EXERCISE BRIEF
Restate each line of the listing exactly, without carrying over any pictures.

MATERIAL
☆ ☆ ☆

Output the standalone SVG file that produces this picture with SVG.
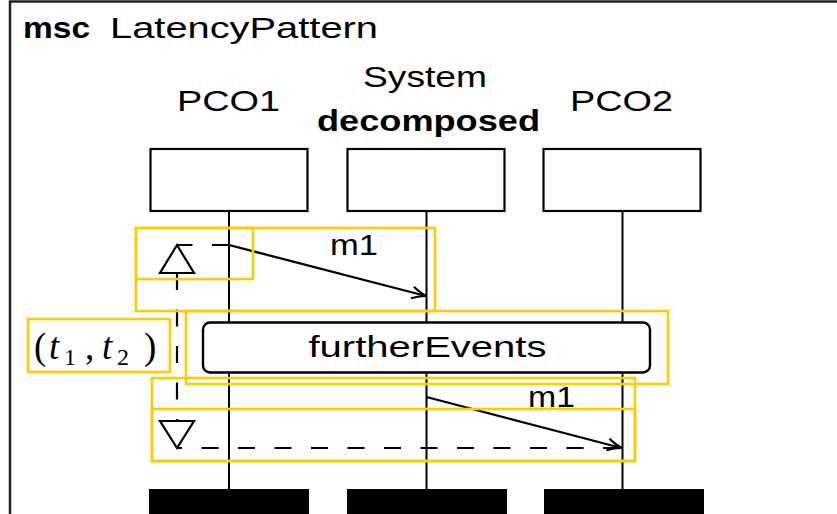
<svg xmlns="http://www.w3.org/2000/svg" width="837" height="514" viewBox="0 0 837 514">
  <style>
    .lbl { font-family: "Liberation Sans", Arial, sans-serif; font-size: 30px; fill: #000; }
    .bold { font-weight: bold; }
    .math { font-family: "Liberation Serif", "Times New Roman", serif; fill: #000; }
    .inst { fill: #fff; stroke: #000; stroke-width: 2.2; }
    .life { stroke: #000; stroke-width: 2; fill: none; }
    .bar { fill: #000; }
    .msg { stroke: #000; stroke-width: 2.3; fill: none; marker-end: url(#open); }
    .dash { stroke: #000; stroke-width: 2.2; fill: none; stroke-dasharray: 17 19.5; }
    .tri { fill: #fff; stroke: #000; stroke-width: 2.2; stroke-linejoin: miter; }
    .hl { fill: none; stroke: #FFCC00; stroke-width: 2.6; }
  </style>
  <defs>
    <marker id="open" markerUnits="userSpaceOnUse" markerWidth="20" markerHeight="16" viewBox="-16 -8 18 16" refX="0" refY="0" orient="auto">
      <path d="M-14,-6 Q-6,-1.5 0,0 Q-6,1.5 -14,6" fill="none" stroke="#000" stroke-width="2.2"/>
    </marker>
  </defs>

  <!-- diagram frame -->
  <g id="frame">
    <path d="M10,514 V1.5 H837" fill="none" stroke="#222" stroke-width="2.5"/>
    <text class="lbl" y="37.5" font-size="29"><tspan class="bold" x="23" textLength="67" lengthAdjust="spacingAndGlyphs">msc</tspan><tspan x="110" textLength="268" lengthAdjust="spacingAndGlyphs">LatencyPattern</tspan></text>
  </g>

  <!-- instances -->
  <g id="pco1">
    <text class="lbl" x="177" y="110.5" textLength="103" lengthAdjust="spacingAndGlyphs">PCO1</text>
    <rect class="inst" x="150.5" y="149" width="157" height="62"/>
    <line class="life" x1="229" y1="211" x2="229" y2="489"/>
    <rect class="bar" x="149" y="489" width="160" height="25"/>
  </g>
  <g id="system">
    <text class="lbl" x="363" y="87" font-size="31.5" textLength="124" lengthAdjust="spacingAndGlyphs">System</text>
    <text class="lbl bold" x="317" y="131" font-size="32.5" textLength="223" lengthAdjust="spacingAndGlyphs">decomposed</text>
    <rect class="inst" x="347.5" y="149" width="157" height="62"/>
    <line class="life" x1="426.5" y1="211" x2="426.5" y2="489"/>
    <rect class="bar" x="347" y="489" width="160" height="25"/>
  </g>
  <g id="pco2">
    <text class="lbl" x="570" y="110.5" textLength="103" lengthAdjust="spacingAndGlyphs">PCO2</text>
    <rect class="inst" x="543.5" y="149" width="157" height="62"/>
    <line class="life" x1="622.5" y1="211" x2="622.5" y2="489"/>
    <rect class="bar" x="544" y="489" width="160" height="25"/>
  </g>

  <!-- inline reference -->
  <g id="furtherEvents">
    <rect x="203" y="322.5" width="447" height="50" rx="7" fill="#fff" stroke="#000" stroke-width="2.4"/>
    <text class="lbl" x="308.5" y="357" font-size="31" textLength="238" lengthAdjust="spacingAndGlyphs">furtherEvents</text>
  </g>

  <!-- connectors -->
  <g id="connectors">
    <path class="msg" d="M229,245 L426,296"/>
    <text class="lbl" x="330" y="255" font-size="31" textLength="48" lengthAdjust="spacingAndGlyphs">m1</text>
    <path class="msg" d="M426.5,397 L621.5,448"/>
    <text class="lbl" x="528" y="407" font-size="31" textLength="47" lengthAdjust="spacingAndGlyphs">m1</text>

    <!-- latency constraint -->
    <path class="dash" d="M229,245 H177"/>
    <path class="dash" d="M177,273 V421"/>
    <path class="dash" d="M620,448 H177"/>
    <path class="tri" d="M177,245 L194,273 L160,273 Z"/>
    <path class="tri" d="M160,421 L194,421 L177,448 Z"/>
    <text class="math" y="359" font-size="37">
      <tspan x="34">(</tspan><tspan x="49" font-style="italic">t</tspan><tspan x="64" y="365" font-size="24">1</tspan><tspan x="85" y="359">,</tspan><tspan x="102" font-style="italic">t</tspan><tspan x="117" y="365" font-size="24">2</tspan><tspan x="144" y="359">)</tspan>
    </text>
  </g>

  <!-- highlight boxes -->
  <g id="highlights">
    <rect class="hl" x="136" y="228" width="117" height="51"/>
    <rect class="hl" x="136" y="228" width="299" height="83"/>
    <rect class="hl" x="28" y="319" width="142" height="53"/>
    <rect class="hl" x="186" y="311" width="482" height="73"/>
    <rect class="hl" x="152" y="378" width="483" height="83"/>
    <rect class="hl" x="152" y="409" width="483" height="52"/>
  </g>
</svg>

☆ ☆ ☆

RESPONSE TO THIS EXERCISE
Output the standalone SVG file that produces this picture with SVG.
<svg xmlns="http://www.w3.org/2000/svg" width="837" height="514" viewBox="0 0 837 514">
  <style>
    .lbl { font-family: "Liberation Sans", Arial, sans-serif; font-size: 30px; fill: #000; }
    .bold { font-weight: bold; }
    .math { font-family: "Liberation Serif", "Times New Roman", serif; fill: #000; }
    .inst { fill: #fff; stroke: #000; stroke-width: 2.2; }
    .life { stroke: #000; stroke-width: 2; fill: none; }
    .bar { fill: #000; }
    .msg { stroke: #000; stroke-width: 2.3; fill: none; marker-end: url(#open); }
    .dash { stroke: #000; stroke-width: 2.2; fill: none; stroke-dasharray: 17 19.5; }
    .tri { fill: #fff; stroke: #000; stroke-width: 2.2; stroke-linejoin: miter; }
    .hl { fill: none; stroke: #FFCC00; stroke-width: 2.6; }
  </style>
  <defs>
    <marker id="open" markerUnits="userSpaceOnUse" markerWidth="20" markerHeight="16" viewBox="-16 -8 18 16" refX="0" refY="0" orient="auto">
      <path d="M-14,-6 Q-6,-1.5 0,0 Q-6,1.5 -14,6" fill="none" stroke="#000" stroke-width="2.2"/>
    </marker>
  </defs>

  <!-- diagram frame -->
  <g id="frame">
    <path d="M10,514 V1.5 H837" fill="none" stroke="#222" stroke-width="2.5"/>
    <text class="lbl" y="37.5" font-size="29"><tspan class="bold" x="23" textLength="67" lengthAdjust="spacingAndGlyphs">msc</tspan><tspan x="110" textLength="268" lengthAdjust="spacingAndGlyphs">LatencyPattern</tspan></text>
  </g>

  <!-- instances -->
  <g id="pco1">
    <text class="lbl" x="177" y="110.5" textLength="103" lengthAdjust="spacingAndGlyphs">PCO1</text>
    <rect class="inst" x="150.5" y="149" width="157" height="62"/>
    <line class="life" x1="229" y1="211" x2="229" y2="489"/>
    <rect class="bar" x="149" y="489" width="160" height="25"/>
  </g>
  <g id="system">
    <text class="lbl" x="363" y="87" font-size="31.5" textLength="124" lengthAdjust="spacingAndGlyphs">System</text>
    <text class="lbl bold" x="317" y="131" font-size="32.5" textLength="223" lengthAdjust="spacingAndGlyphs">decomposed</text>
    <rect class="inst" x="347.5" y="149" width="157" height="62"/>
    <line class="life" x1="426.5" y1="211" x2="426.5" y2="489"/>
    <rect class="bar" x="347" y="489" width="160" height="25"/>
  </g>
  <g id="pco2">
    <text class="lbl" x="570" y="110.5" textLength="103" lengthAdjust="spacingAndGlyphs">PCO2</text>
    <rect class="inst" x="543.5" y="149" width="157" height="62"/>
    <line class="life" x1="622.5" y1="211" x2="622.5" y2="489"/>
    <rect class="bar" x="544" y="489" width="160" height="25"/>
  </g>

  <!-- inline reference -->
  <g id="furtherEvents">
    <rect x="203" y="322.5" width="447" height="50" rx="7" fill="#fff" stroke="#000" stroke-width="2.4"/>
    <text class="lbl" x="308.5" y="357" font-size="31" textLength="238" lengthAdjust="spacingAndGlyphs">furtherEvents</text>
  </g>

  <!-- connectors -->
  <g id="connectors">
    <path class="msg" d="M229,245 L426,296"/>
    <text class="lbl" x="330" y="255" font-size="31" textLength="48" lengthAdjust="spacingAndGlyphs">m1</text>
    <path class="msg" d="M426.5,397 L621.5,448"/>
    <text class="lbl" x="528" y="407" font-size="31" textLength="47" lengthAdjust="spacingAndGlyphs">m1</text>

    <!-- latency constraint -->
    <path class="dash" d="M229,245 H177"/>
    <path class="dash" d="M177,273 V421"/>
    <path class="dash" d="M620,448 H177"/>
    <path class="tri" d="M177,245 L194,273 L160,273 Z"/>
    <path class="tri" d="M160,421 L194,421 L177,448 Z"/>
    <text class="math" y="359" font-size="37">
      <tspan x="34">(</tspan><tspan x="49" font-style="italic">t</tspan><tspan x="64" y="365" font-size="24">1</tspan><tspan x="85" y="359">,</tspan><tspan x="102" font-style="italic">t</tspan><tspan x="117" y="365" font-size="24">2</tspan><tspan x="144" y="359">)</tspan>
    </text>
  </g>

  <!-- highlight boxes -->
  <g id="highlights">
    <rect class="hl" x="136" y="228" width="117" height="51"/>
    <rect class="hl" x="136" y="228" width="299" height="83"/>
    <rect class="hl" x="28" y="319" width="142" height="53"/>
    <rect class="hl" x="186" y="311" width="482" height="73"/>
    <rect class="hl" x="152" y="378" width="483" height="83"/>
    <rect class="hl" x="152" y="409" width="483" height="52"/>
  </g>
</svg>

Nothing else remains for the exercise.